* BEGIN *

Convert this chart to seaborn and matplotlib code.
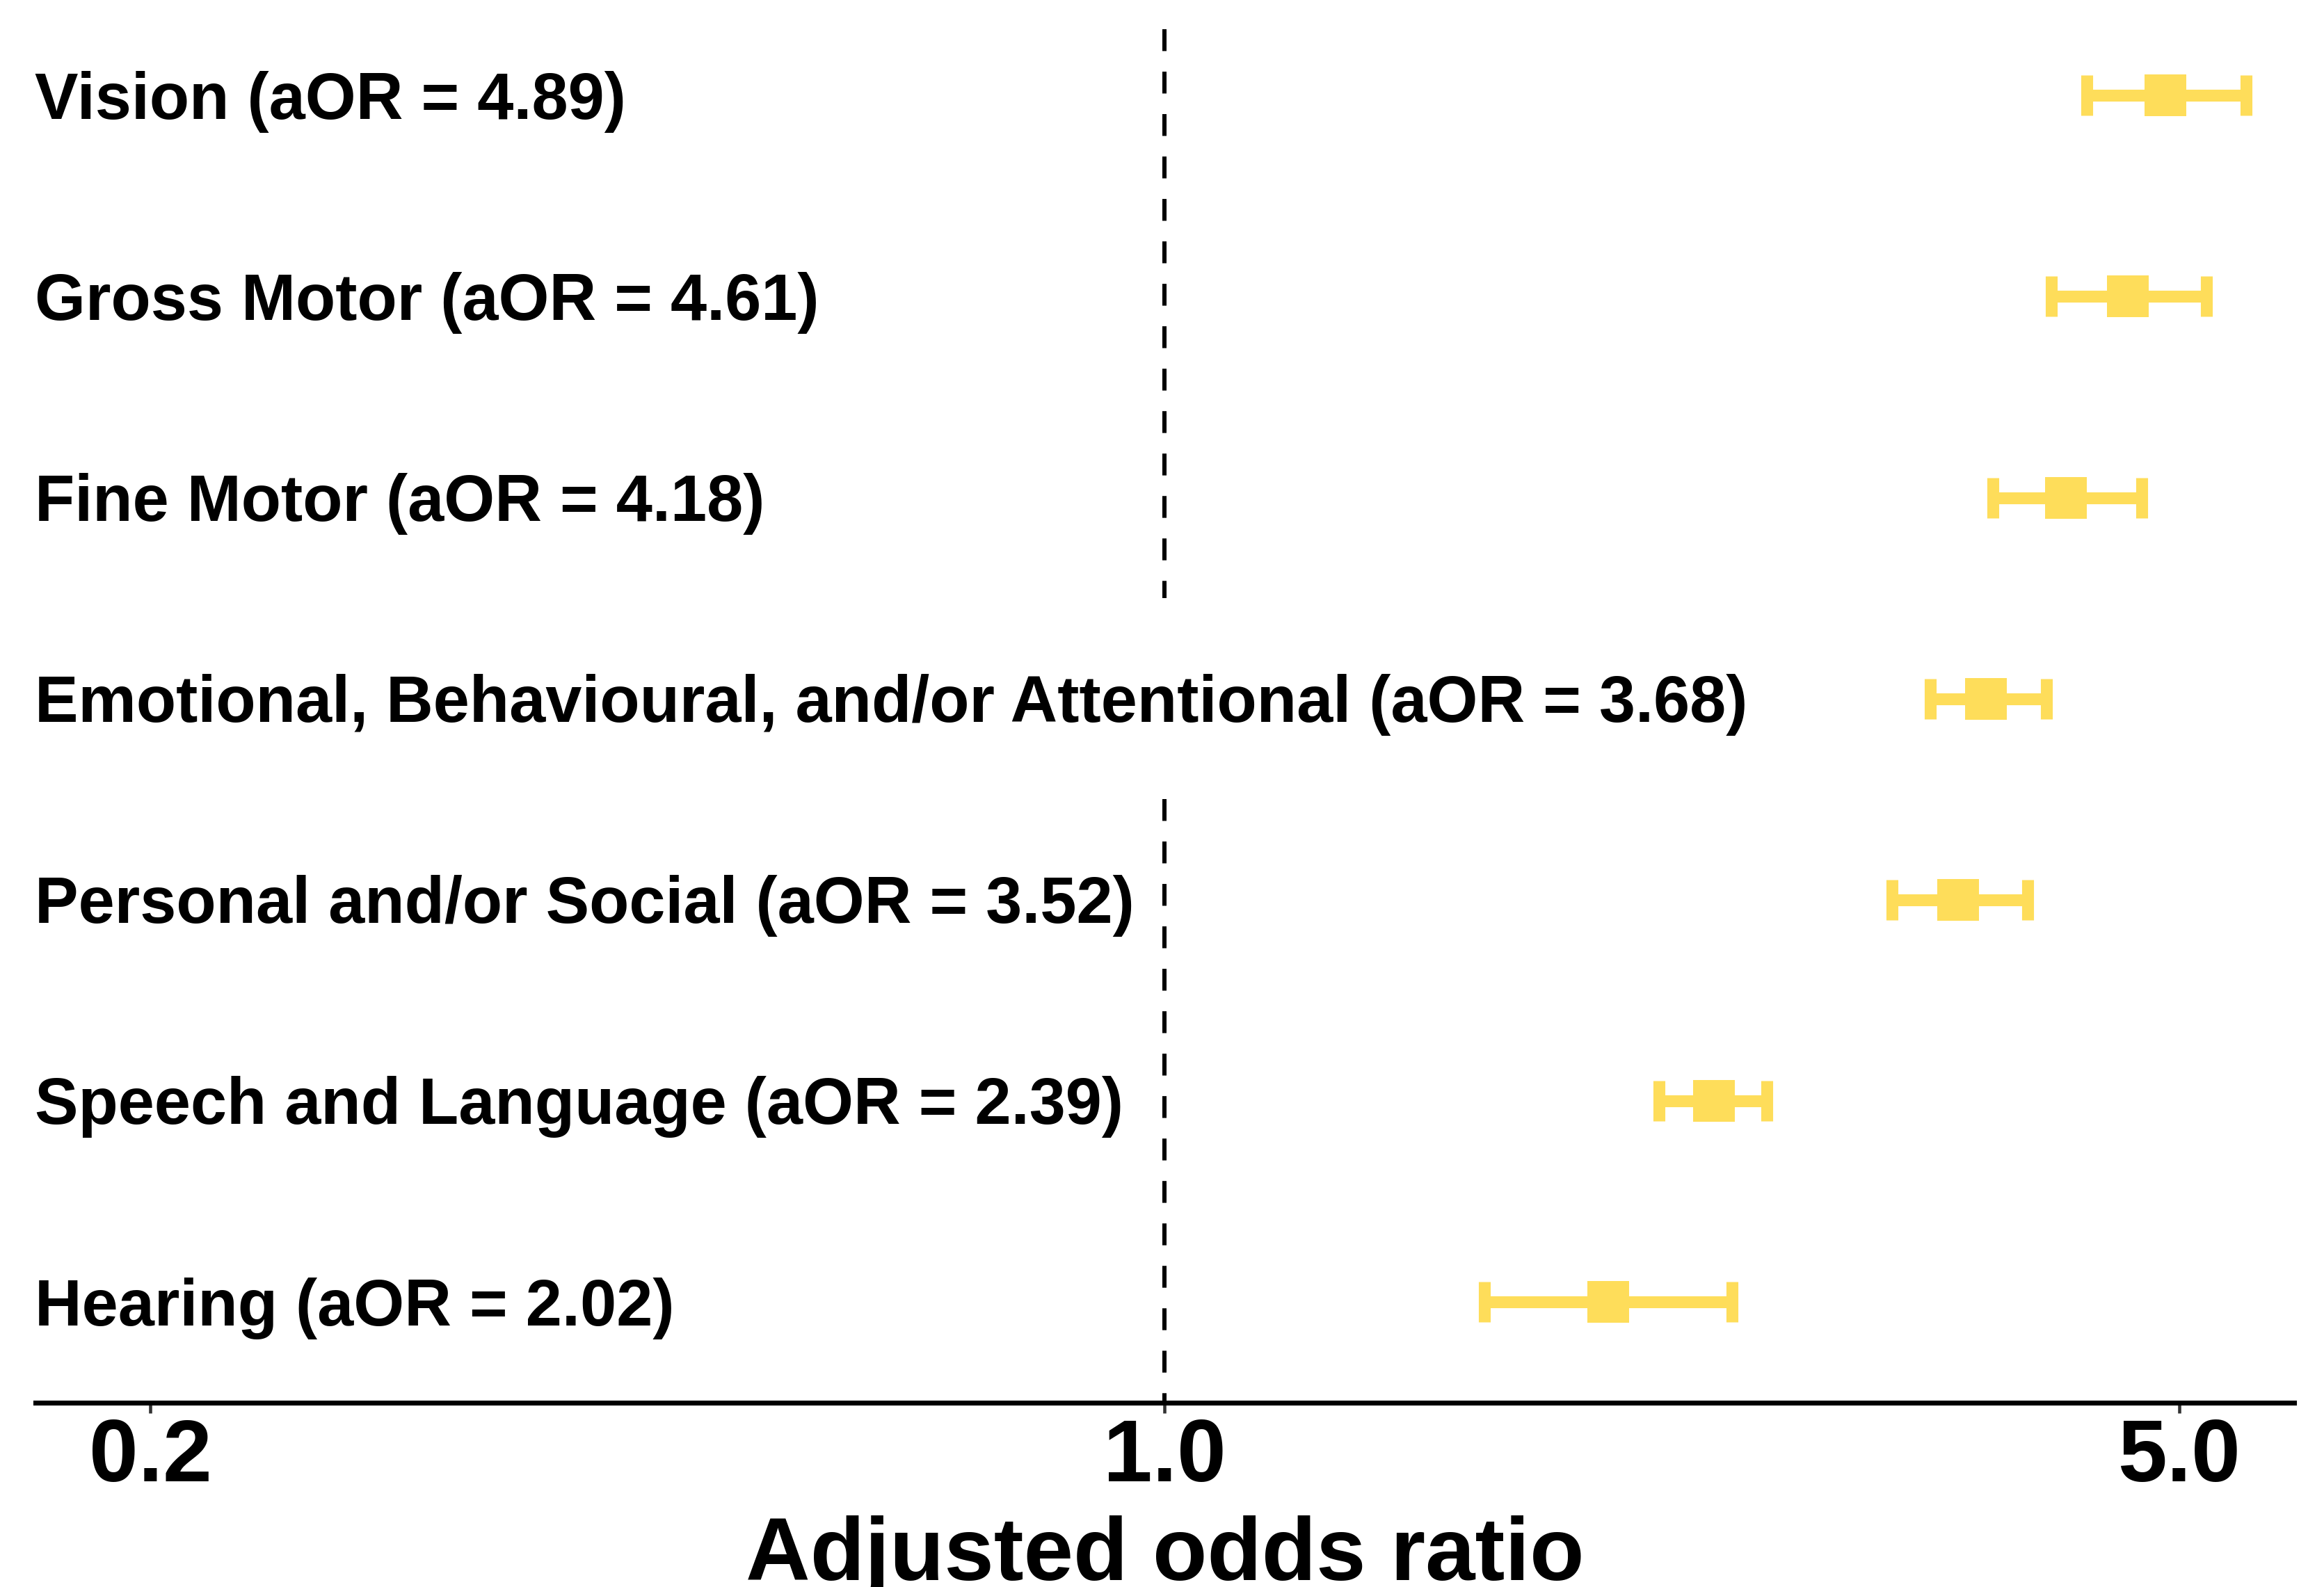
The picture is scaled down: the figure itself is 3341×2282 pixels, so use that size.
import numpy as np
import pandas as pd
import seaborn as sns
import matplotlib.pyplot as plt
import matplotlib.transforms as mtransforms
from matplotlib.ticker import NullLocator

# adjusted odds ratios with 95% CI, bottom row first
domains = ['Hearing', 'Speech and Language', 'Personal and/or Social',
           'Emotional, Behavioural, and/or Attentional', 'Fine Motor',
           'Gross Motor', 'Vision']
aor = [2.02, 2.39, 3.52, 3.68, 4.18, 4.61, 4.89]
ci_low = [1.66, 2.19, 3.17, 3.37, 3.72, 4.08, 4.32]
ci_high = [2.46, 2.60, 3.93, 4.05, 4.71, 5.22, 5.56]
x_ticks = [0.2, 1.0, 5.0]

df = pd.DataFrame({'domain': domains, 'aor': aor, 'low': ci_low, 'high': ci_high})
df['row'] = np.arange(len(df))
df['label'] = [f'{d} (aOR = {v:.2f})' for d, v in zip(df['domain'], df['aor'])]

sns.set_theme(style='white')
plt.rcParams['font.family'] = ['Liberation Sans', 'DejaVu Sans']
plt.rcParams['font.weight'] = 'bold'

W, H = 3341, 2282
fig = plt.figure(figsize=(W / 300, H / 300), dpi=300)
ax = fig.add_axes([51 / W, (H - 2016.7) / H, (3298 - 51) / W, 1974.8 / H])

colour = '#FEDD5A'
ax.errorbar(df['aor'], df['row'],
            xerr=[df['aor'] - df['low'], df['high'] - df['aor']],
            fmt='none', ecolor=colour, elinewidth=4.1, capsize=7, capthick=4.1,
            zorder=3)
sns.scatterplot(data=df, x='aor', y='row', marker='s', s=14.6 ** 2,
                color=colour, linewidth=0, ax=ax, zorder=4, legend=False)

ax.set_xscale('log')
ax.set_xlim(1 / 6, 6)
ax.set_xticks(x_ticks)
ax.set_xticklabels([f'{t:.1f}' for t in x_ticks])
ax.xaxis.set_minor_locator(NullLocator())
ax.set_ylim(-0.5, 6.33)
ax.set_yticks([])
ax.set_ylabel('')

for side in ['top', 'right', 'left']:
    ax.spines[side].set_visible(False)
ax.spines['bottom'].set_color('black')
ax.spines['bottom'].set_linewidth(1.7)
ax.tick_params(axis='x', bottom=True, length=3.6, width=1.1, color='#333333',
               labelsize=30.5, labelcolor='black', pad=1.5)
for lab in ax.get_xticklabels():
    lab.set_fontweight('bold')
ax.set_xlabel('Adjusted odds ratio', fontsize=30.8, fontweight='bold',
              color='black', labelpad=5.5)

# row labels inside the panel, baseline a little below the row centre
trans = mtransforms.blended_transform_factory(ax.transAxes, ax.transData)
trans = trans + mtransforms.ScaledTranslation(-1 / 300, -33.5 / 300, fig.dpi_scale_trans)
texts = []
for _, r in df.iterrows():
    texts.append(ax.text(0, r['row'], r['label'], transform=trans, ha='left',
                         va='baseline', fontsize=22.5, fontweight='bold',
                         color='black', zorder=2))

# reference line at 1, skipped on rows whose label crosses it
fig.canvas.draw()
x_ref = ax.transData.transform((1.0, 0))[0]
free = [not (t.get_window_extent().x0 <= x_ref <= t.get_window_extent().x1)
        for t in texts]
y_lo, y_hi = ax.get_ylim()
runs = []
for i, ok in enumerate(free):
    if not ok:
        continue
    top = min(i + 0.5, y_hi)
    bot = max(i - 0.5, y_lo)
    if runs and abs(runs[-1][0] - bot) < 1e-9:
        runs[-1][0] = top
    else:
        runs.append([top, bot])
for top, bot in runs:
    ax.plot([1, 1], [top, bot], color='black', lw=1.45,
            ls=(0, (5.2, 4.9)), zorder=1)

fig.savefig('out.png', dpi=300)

* END *

> Problem to work on:
Go from the first line of the listing to the line holding "ax = fig.add_axes([51" and, please, transcribe those lines exactly, both included, with no pictures.

> Reply:
Convert this chart to seaborn and matplotlib code.
The picture is scaled down: the figure itself is 3341×2282 pixels, so use that size.
import numpy as np
import pandas as pd
import seaborn as sns
import matplotlib.pyplot as plt
import matplotlib.transforms as mtransforms
from matplotlib.ticker import NullLocator

# adjusted odds ratios with 95% CI, bottom row first
domains = ['Hearing', 'Speech and Language', 'Personal and/or Social',
           'Emotional, Behavioural, and/or Attentional', 'Fine Motor',
           'Gross Motor', 'Vision']
aor = [2.02, 2.39, 3.52, 3.68, 4.18, 4.61, 4.89]
ci_low = [1.66, 2.19, 3.17, 3.37, 3.72, 4.08, 4.32]
ci_high = [2.46, 2.60, 3.93, 4.05, 4.71, 5.22, 5.56]
x_ticks = [0.2, 1.0, 5.0]

df = pd.DataFrame({'domain': domains, 'aor': aor, 'low': ci_low, 'high': ci_high})
df['row'] = np.arange(len(df))
df['label'] = [f'{d} (aOR = {v:.2f})' for d, v in zip(df['domain'], df['aor'])]

sns.set_theme(style='white')
plt.rcParams['font.family'] = ['Liberation Sans', 'DejaVu Sans']
plt.rcParams['font.weight'] = 'bold'

W, H = 3341, 2282
fig = plt.figure(figsize=(W / 300, H / 300), dpi=300)
ax = fig.add_axes([51 / W, (H - 2016.7) / H, (3298 - 51) / W, 1974.8 / H])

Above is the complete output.